# Can I share my son's collection



## Arjun&Yoshi (Dec 27, 2014)

so as some of you may know, I am actually mom to Arjun, my 10 year old who is the happy best friend to a 7 month old Russian baby named Yoshi. I am a member here because I thought it was important for me to also learn all I can about the proper care of tortoises as my son is too young to really do it on his own. Anyways, he has been obsessed with tortoises since he was young and asking for one since he was 7. Only this past November for his 10th did we feel he would be able to properly be responsible for him. Since 2011 he has bought a tortoise sculpture (or turtle if a tortoise wasn't found) from all the vacations we've been on. He wanted me to share his little collection on here...so cute! 

These are from: Mexico, Cuba, Dominican Republic, Jamaica, Haiti, Toronto and Vancouver.


----------



## Arjun&Yoshi (Dec 27, 2014)

Here's a clearer pic...


----------



## Yvonne G (Dec 27, 2014)

That's quite a collection. It's interesting to see the one with the pyramiding. I love the little blue and grey one.


----------



## Arjun&Yoshi (Dec 27, 2014)

Thanks. He's hoping to add many more over the years.....so am I.....means we're on vacation LOL!!


----------



## Moozillion (Dec 27, 2014)

Such fun!!! I'd say he's a SERIOUS tortoise/turtle lover!!!


----------



## dmmj (Dec 27, 2014)

So sad that pyramided one.  needs more humidity.


----------



## Arjun&Yoshi (Dec 27, 2014)

dmmj said:


> So sad that pyramided one.  needs more humidity.

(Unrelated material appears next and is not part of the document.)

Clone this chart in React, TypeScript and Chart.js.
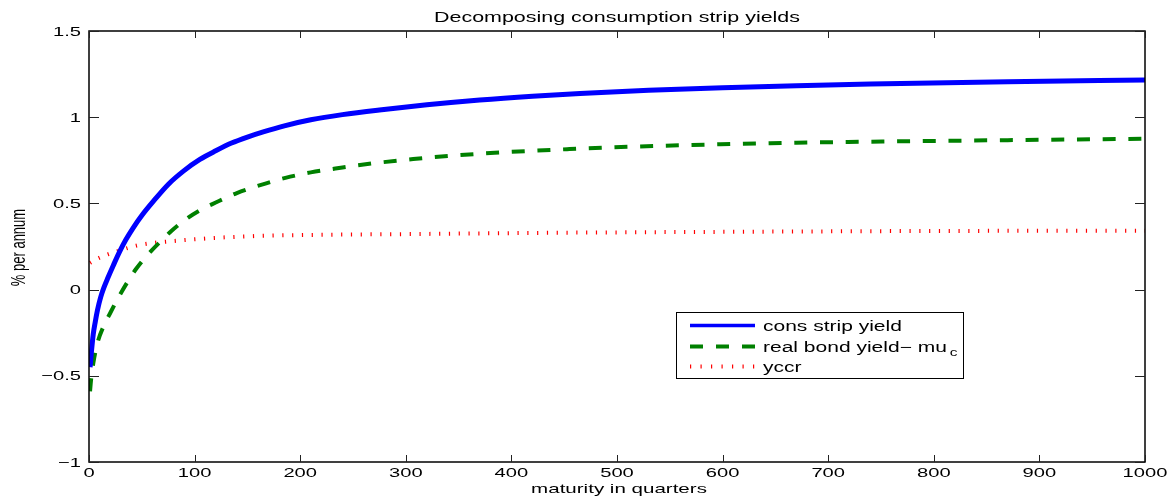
import React, { useEffect, useRef } from "react";
import { Chart, registerables } from "chart.js";

Chart.register(...registerables);

// ---- data ----
const consMaturity = [1, 2, 4, 6, 8, 11, 14, 18, 23, 29, 35, 42, 50, 62, 75, 90, 105, 120, 135, 150, 165, 185, 210, 240, 275, 320, 370, 420, 465, 530, 600, 670, 740, 870, 1000];
const consStripYield = [-0.45, -0.38, -0.26, -0.185, -0.12, -0.045, 0.01, 0.07, 0.14, 0.22, 0.29, 0.36, 0.43, 0.52, 0.61, 0.69, 0.755, 0.805, 0.85, 0.885, 0.915, 0.95, 0.985, 1.015, 1.042, 1.072, 1.1, 1.122, 1.138, 1.156, 1.171, 1.183, 1.193, 1.206, 1.216];

const realMaturity = [1, 2, 4, 8, 14, 20, 27, 36, 44, 51, 59, 67, 78, 91, 105, 120, 140, 167, 186, 210, 240, 270, 307, 340, 380, 455, 520, 598, 670, 740, 870, 1000];
const realBondYieldMinusMu = [-0.59, -0.52, -0.43, -0.31, -0.21, -0.137, -0.055, 0.04, 0.115, 0.17, 0.225, 0.275, 0.34, 0.405, 0.46, 0.505, 0.56, 0.615, 0.648, 0.68, 0.708, 0.733, 0.757, 0.775, 0.792, 0.815, 0.83, 0.843, 0.852, 0.858, 0.867, 0.875];

const yccrMaturity = [1, 5, 10, 18, 28, 45, 60, 75, 90, 120, 150, 185, 240, 300, 450, 600, 800, 1000];
const yccr = [0.155, 0.17, 0.185, 0.205, 0.225, 0.255, 0.27, 0.279, 0.287, 0.3, 0.309, 0.315, 0.319, 0.322, 0.33, 0.335, 0.34, 0.342];

const xTicks = [0, 100, 200, 300, 400, 500, 600, 700, 800, 900, 1000];
const yTicks = [-1, -0.5, 0, 0.5, 1, 1.5];

const seriesLabels = ["cons strip yield", "real bond yield\u2212 mu", "yccr"];
const legendSubscript = "c";
const chartTitle = "Decomposing consumption strip yields";
const xTitle = "maturity in quarters";
const yTitle = "% per annum";

const FONT = '"Liberation Sans", Arial, Helvetica, sans-serif';
const BLUE = "#0000ff";
const GREEN = "#008000";
const RED = "#ff0000";

function fmt(v: number): string {
  return String(v).replace("-", "\u2212");
}

function stretchedText(
  ctx: CanvasRenderingContext2D,
  text: string,
  x: number,
  y: number,
  size: number,
  sx: number,
  align: CanvasTextAlign,
  baseline: CanvasTextBaseline
) {
  ctx.save();
  ctx.font = `${size}px ${FONT}`;
  ctx.textAlign = align;
  ctx.textBaseline = baseline;
  ctx.fillStyle = "#000";
  ctx.translate(x, y);
  ctx.scale(sx, 1);
  ctx.fillText(text, 0, 0);
  ctx.restore();
}

const decorPlugin = {
  id: "decor",
  afterDatasetsDraw(chart: any) {
    const { ctx, chartArea: a, scales } = chart;
    const xs = scales.x;
    const ys = scales.y;
    ctx.save();

    // frame
    ctx.strokeStyle = "#000";
    ctx.lineWidth = 1.5;
    ctx.strokeRect(a.left, a.top, a.right - a.left, a.bottom - a.top);

    // inward ticks
    ctx.lineWidth = 1;
    ctx.strokeStyle = "#222";
    ctx.beginPath();
    xTicks.forEach((v) => {
      const px = Math.round(xs.getPixelForValue(v)) + 0.5;
      ctx.moveTo(px, a.bottom);
      ctx.lineTo(px, a.bottom - 7);
      ctx.moveTo(px, a.top);
      ctx.lineTo(px, a.top + 7);
    });
    yTicks.forEach((v) => {
      const py = Math.round(ys.getPixelForValue(v)) + 0.5;
      ctx.moveTo(a.left, py);
      ctx.lineTo(a.left + 10, py);
      ctx.moveTo(a.right, py);
      ctx.lineTo(a.right - 10, py);
    });
    ctx.stroke();

    // tick labels
    xTicks.forEach((v) => {
      stretchedText(ctx, fmt(v), xs.getPixelForValue(v), a.bottom + 15, 13, 1.55, "center", "alphabetic");
    });
    yTicks.forEach((v) => {
      stretchedText(ctx, fmt(v), a.left - 8, ys.getPixelForValue(v) + 1, 13, 1.55, "right", "middle");
    });

    // titles
    const cx = (a.left + a.right) / 2;
    stretchedText(ctx, chartTitle, cx, a.top - 9, 15, 1.43, "center", "alphabetic");
    stretchedText(ctx, xTitle, cx + 2, a.bottom + 31, 13, 1.58, "center", "alphabetic");
    ctx.save();
    ctx.translate(25, (a.top + a.bottom) / 2 + 1);
    ctx.scale(1.55, 1);
    ctx.rotate(-Math.PI / 2);
    ctx.font = `13px ${FONT}`;
    ctx.textAlign = "center";
    ctx.textBaseline = "alphabetic";
    ctx.fillStyle = "#000";
    ctx.fillText(yTitle, 0, 0);
    ctx.restore();

    // legend box
    const lx = 676, ly = 312, lw = 287, lh = 66;
    ctx.fillStyle = "#fff";
    ctx.fillRect(lx, ly, lw, lh);
    ctx.strokeStyle = "#000";
    ctx.lineWidth = 1;
    ctx.strokeRect(lx + 0.5, ly + 0.5, lw, lh);

    const rows = [325.5, 346.5, 366.5];
    const styles = [
      { color: BLUE, width: 3.5, dash: [] as number[] },
      { color: GREEN, width: 4, dash: [13, 13] },
      { color: RED, width: 4, dash: [1.2, 9.3] },
    ];
    rows.forEach((ry, i) => {
      const s = styles[i];
      ctx.save();
      ctx.strokeStyle = s.color;
      ctx.lineWidth = s.width;
      ctx.lineCap = "butt";
      ctx.setLineDash(s.dash);
      ctx.beginPath();
      ctx.moveTo(690, ry);
      ctx.lineTo(755, ry);
      ctx.stroke();
      ctx.restore();
      stretchedText(ctx, seriesLabels[i], 763, ry + 5.5, 14, 1.5, "left", "alphabetic");
    });
    ctx.font = `14px ${FONT}`;
    const w = ctx.measureText(seriesLabels[1]).width * 1.5;
    stretchedText(ctx, legendSubscript, 763 + w + 3, rows[1] + 9, 11, 1.4, "left", "alphabetic");

    ctx.restore();
  },
};

function toPoints(xs: number[], ys: number[]) {
  return xs.map((x, i) => ({ x, y: ys[i] }));
}

export default function App() {
  const canvasRef = useRef<HTMLCanvasElement | null>(null);

  useEffect(() => {
    const canvas = canvasRef.current;
    if (!canvas) return;
    const chart = new Chart(canvas, {
      type: "line",
      data: {
        datasets: [
          {
            label: seriesLabels[0],
            data: toPoints(consMaturity, consStripYield),
            borderColor: BLUE,
            borderWidth: 5,
            pointRadius: 0,
            fill: false,
            cubicInterpolationMode: "monotone",
            borderCapStyle: "butt",
          },
          {
            label: seriesLabels[1] + legendSubscript,
            data: toPoints(realMaturity, realBondYieldMinusMu),
            borderColor: GREEN,
            borderWidth: 4,
            borderDash: [13, 12.7],
            pointRadius: 0,
            fill: false,
            cubicInterpolationMode: "monotone",
            borderCapStyle: "butt",
          },
          {
            label: seriesLabels[2],
            data: toPoints(yccrMaturity, yccr),
            borderColor: RED,
            borderWidth: 4,
            borderDash: [1.2, 8.6],
            pointRadius: 0,
            fill: false,
            cubicInterpolationMode: "monotone",
            borderCapStyle: "butt",
          },
        ],
      },
      options: {
        responsive: false,
        animation: false,
        devicePixelRatio: 1,
        layout: { padding: { left: 89, right: 30, top: 31, bottom: 36 } },
        scales: {
          x: { type: "linear", min: 0, max: 1000, display: false },
          y: { type: "linear", min: -1, max: 1.5, display: false },
        },
        plugins: {
          legend: { display: false },
          title: { display: false },
          tooltip: { enabled: false },
        },
      },
      plugins: [decorPlugin],
    });
    return () => chart.destroy();
  }, []);

  return (
    <div style={{ position: "absolute", left: 0, top: 0, width: 1175, height: 498, background: "#fff" }}>
      <canvas ref={canvasRef} width={1175} height={498} style={{ display: "block" }} />
    </div>
  );
}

Hahaa. I honestly knew nothing about tortoises until I started reading on this forum. When I saw that pyramided sculpture I thought that was a special type of tortoise or something. So clueless! Lol


----------



## leigti (Dec 27, 2014)

That is a very nice collection. And a great way to remember his vacations and travels.


----------



## turtlemanfla88 (Dec 27, 2014)

I also collect turtles and tortoises knick knacks.


----------



## pam (Dec 27, 2014)

Nice


----------



## Heather H (Feb 24, 2015)

i love that you are a member here to learn about your son's passion. I think that shows what a great mom  you are


----------



## bouaboua (Feb 24, 2015)

Great collection ! ! ! !


----------



## R warren (Oct 17, 2015)

Arjun&Yoshi said:


> so as some of you may know, I am actually mom to Arjun, my 10 year old who is the happy best friend to a 7 month old Russian baby named Yoshi. I am a member here because I thought it was important for me to also learn all I can about the proper care of tortoises as my son is too young to really do it on his own. Anyways, he has been obsessed with tortoises since he was young and asking for one since he was 7. Only this past November for his 10th did we feel he would be able to properly be responsible for him. Since 2011 he has bought a tortoise sculpture (or turtle if a tortoise wasn't found) from all the vacations we've been on. He wanted me to share his little collection on here...so cute!
> 
> These are from: Mexico, Cuba, Dominican Republic, Jamaica, Haiti, Toronto and Vancouver.


----------



## R warren (Oct 17, 2015)

That is awsome!!!!!
Especially at his age!
Ya just can't buy that!!!


----------